(Plotting code records)
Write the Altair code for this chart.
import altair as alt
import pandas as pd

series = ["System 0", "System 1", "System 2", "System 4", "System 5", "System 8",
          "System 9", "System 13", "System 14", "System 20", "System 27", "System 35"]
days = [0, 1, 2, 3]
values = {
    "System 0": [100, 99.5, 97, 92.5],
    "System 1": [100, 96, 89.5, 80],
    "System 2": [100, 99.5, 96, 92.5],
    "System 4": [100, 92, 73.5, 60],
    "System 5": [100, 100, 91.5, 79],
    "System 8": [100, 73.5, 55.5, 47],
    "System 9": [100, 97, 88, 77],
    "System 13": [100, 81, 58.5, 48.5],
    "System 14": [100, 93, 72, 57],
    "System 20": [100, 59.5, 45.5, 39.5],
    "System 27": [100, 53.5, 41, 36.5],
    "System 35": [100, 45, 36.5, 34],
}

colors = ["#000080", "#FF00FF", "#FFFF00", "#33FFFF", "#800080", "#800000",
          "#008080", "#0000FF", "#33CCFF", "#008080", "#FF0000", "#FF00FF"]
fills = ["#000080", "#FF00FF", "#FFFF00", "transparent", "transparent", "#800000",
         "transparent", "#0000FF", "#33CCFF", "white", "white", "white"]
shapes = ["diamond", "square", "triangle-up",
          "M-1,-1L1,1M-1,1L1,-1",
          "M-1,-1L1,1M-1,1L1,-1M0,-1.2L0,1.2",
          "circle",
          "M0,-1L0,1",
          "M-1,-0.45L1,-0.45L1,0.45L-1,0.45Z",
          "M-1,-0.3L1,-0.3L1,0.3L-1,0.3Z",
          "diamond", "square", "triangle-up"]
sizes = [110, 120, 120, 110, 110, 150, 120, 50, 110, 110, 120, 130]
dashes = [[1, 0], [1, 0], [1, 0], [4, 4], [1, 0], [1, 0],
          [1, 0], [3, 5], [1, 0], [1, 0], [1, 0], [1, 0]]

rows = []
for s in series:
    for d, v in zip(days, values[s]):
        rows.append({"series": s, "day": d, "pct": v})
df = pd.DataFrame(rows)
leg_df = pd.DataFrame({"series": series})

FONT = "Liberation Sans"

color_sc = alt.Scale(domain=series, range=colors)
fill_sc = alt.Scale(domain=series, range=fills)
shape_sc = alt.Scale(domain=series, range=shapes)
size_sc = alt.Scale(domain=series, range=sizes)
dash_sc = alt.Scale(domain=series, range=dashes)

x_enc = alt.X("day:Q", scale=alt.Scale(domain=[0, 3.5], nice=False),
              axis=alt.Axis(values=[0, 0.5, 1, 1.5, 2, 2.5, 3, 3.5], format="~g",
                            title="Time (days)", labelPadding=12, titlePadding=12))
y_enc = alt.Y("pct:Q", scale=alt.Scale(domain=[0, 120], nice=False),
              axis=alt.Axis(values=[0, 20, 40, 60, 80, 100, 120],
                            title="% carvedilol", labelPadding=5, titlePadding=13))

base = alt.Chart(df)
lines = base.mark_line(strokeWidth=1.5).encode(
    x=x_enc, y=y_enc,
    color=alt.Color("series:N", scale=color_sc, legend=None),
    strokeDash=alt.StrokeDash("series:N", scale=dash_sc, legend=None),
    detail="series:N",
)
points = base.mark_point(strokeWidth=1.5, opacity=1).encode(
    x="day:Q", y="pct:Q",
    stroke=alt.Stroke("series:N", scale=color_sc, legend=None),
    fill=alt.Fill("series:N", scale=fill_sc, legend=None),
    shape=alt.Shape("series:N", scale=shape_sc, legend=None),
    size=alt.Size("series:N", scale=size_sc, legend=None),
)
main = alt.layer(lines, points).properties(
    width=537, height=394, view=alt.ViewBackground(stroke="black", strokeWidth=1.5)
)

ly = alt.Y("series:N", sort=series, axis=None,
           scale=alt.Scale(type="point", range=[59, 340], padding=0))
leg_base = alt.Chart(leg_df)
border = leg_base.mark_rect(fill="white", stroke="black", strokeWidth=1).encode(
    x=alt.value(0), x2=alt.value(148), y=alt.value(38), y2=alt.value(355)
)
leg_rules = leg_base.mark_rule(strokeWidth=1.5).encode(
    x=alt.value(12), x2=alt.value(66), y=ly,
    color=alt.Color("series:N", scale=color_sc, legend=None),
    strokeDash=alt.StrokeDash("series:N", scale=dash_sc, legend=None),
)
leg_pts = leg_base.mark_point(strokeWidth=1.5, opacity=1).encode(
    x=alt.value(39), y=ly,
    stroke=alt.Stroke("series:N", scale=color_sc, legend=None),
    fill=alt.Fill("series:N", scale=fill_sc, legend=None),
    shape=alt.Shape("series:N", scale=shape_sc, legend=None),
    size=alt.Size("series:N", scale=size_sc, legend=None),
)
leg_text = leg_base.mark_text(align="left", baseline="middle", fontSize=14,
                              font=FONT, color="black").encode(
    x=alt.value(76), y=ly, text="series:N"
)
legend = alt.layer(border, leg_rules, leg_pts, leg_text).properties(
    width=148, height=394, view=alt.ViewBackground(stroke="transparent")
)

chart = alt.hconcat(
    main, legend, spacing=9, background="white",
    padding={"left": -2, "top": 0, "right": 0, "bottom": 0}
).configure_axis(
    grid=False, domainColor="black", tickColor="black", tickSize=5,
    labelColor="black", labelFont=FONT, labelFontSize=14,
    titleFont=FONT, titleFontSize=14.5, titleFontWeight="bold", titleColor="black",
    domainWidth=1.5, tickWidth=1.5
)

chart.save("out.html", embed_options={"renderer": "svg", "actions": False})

==

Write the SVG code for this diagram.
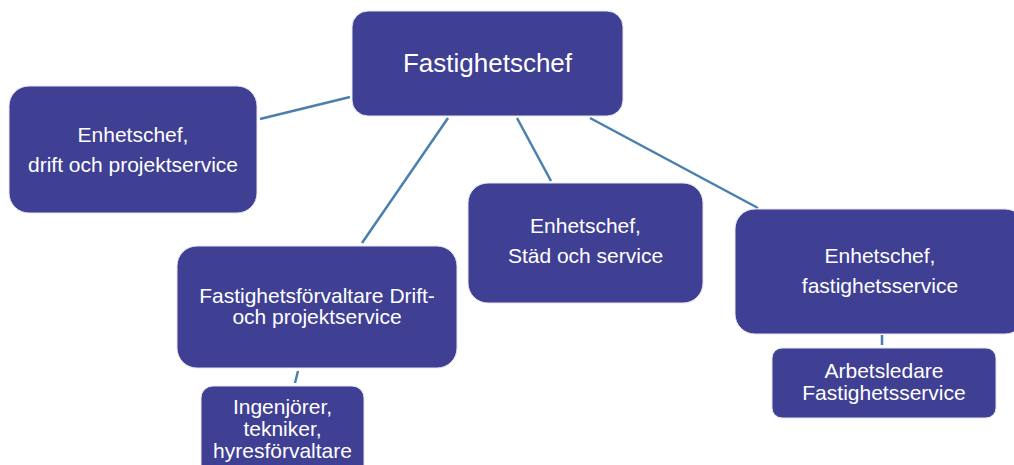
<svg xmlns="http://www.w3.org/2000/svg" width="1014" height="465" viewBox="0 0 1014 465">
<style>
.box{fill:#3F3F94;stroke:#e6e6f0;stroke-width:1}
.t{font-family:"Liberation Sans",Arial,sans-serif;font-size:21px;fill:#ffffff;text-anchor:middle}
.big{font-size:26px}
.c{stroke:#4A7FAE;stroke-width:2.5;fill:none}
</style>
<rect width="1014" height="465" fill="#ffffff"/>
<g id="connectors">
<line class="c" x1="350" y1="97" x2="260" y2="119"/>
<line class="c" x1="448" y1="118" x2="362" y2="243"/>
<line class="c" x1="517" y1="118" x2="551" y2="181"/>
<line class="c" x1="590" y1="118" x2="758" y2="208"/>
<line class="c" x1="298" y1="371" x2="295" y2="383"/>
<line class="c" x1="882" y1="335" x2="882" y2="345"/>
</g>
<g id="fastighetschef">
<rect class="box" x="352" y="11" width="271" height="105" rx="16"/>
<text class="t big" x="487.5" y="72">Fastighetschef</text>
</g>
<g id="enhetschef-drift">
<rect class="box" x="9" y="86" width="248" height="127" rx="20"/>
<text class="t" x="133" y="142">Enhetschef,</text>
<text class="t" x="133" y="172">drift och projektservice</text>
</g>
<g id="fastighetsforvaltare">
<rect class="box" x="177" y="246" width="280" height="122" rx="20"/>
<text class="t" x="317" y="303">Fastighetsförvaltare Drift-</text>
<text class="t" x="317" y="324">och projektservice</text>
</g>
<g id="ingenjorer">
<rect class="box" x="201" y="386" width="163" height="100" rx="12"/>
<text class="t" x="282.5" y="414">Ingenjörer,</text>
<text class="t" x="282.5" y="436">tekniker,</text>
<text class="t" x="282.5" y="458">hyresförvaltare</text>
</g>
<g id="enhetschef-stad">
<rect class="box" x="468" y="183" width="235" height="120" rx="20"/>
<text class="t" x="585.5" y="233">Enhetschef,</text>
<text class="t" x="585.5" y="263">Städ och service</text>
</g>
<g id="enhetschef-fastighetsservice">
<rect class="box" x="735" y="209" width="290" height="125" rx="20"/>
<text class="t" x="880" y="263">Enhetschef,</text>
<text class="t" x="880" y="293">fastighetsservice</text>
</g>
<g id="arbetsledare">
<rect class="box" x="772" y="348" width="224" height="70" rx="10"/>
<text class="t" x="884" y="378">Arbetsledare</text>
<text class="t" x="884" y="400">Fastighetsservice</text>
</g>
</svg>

* **Stated exercise**
Look back at the entries above. Retype the line with "Write the Altair code for this chart.", the line with "dash_sc = alt.Scale(domain=series, range=dashes)", and all lines in between.

* **Solved exercise**
Write the Altair code for this chart.
import altair as alt
import pandas as pd

series = ["System 0", "System 1", "System 2", "System 4", "System 5", "System 8",
          "System 9", "System 13", "System 14", "System 20", "System 27", "System 35"]
days = [0, 1, 2, 3]
values = {
    "System 0": [100, 99.5, 97, 92.5],
    "System 1": [100, 96, 89.5, 80],
    "System 2": [100, 99.5, 96, 92.5],
    "System 4": [100, 92, 73.5, 60],
    "System 5": [100, 100, 91.5, 79],
    "System 8": [100, 73.5, 55.5, 47],
    "System 9": [100, 97, 88, 77],
    "System 13": [100, 81, 58.5, 48.5],
    "System 14": [100, 93, 72, 57],
    "System 20": [100, 59.5, 45.5, 39.5],
    "System 27": [100, 53.5, 41, 36.5],
    "System 35": [100, 45, 36.5, 34],
}

colors = ["#000080", "#FF00FF", "#FFFF00", "#33FFFF", "#800080", "#800000",
          "#008080", "#0000FF", "#33CCFF", "#008080", "#FF0000", "#FF00FF"]
fills = ["#000080", "#FF00FF", "#FFFF00", "transparent", "transparent", "#800000",
         "transparent", "#0000FF", "#33CCFF", "white", "white", "white"]
shapes = ["diamond", "square", "triangle-up",
          "M-1,-1L1,1M-1,1L1,-1",
          "M-1,-1L1,1M-1,1L1,-1M0,-1.2L0,1.2",
          "circle",
          "M0,-1L0,1",
          "M-1,-0.45L1,-0.45L1,0.45L-1,0.45Z",
          "M-1,-0.3L1,-0.3L1,0.3L-1,0.3Z",
          "diamond", "square", "triangle-up"]
sizes = [110, 120, 120, 110, 110, 150, 120, 50, 110, 110, 120, 130]
dashes = [[1, 0], [1, 0], [1, 0], [4, 4], [1, 0], [1, 0],
          [1, 0], [3, 5], [1, 0], [1, 0], [1, 0], [1, 0]]

rows = []
for s in series:
    for d, v in zip(days, values[s]):
        rows.append({"series": s, "day": d, "pct": v})
df = pd.DataFrame(rows)
leg_df = pd.DataFrame({"series": series})

FONT = "Liberation Sans"

color_sc = alt.Scale(domain=series, range=colors)
fill_sc = alt.Scale(domain=series, range=fills)
shape_sc = alt.Scale(domain=series, range=shapes)
size_sc = alt.Scale(domain=series, range=sizes)
dash_sc = alt.Scale(domain=series, range=dashes)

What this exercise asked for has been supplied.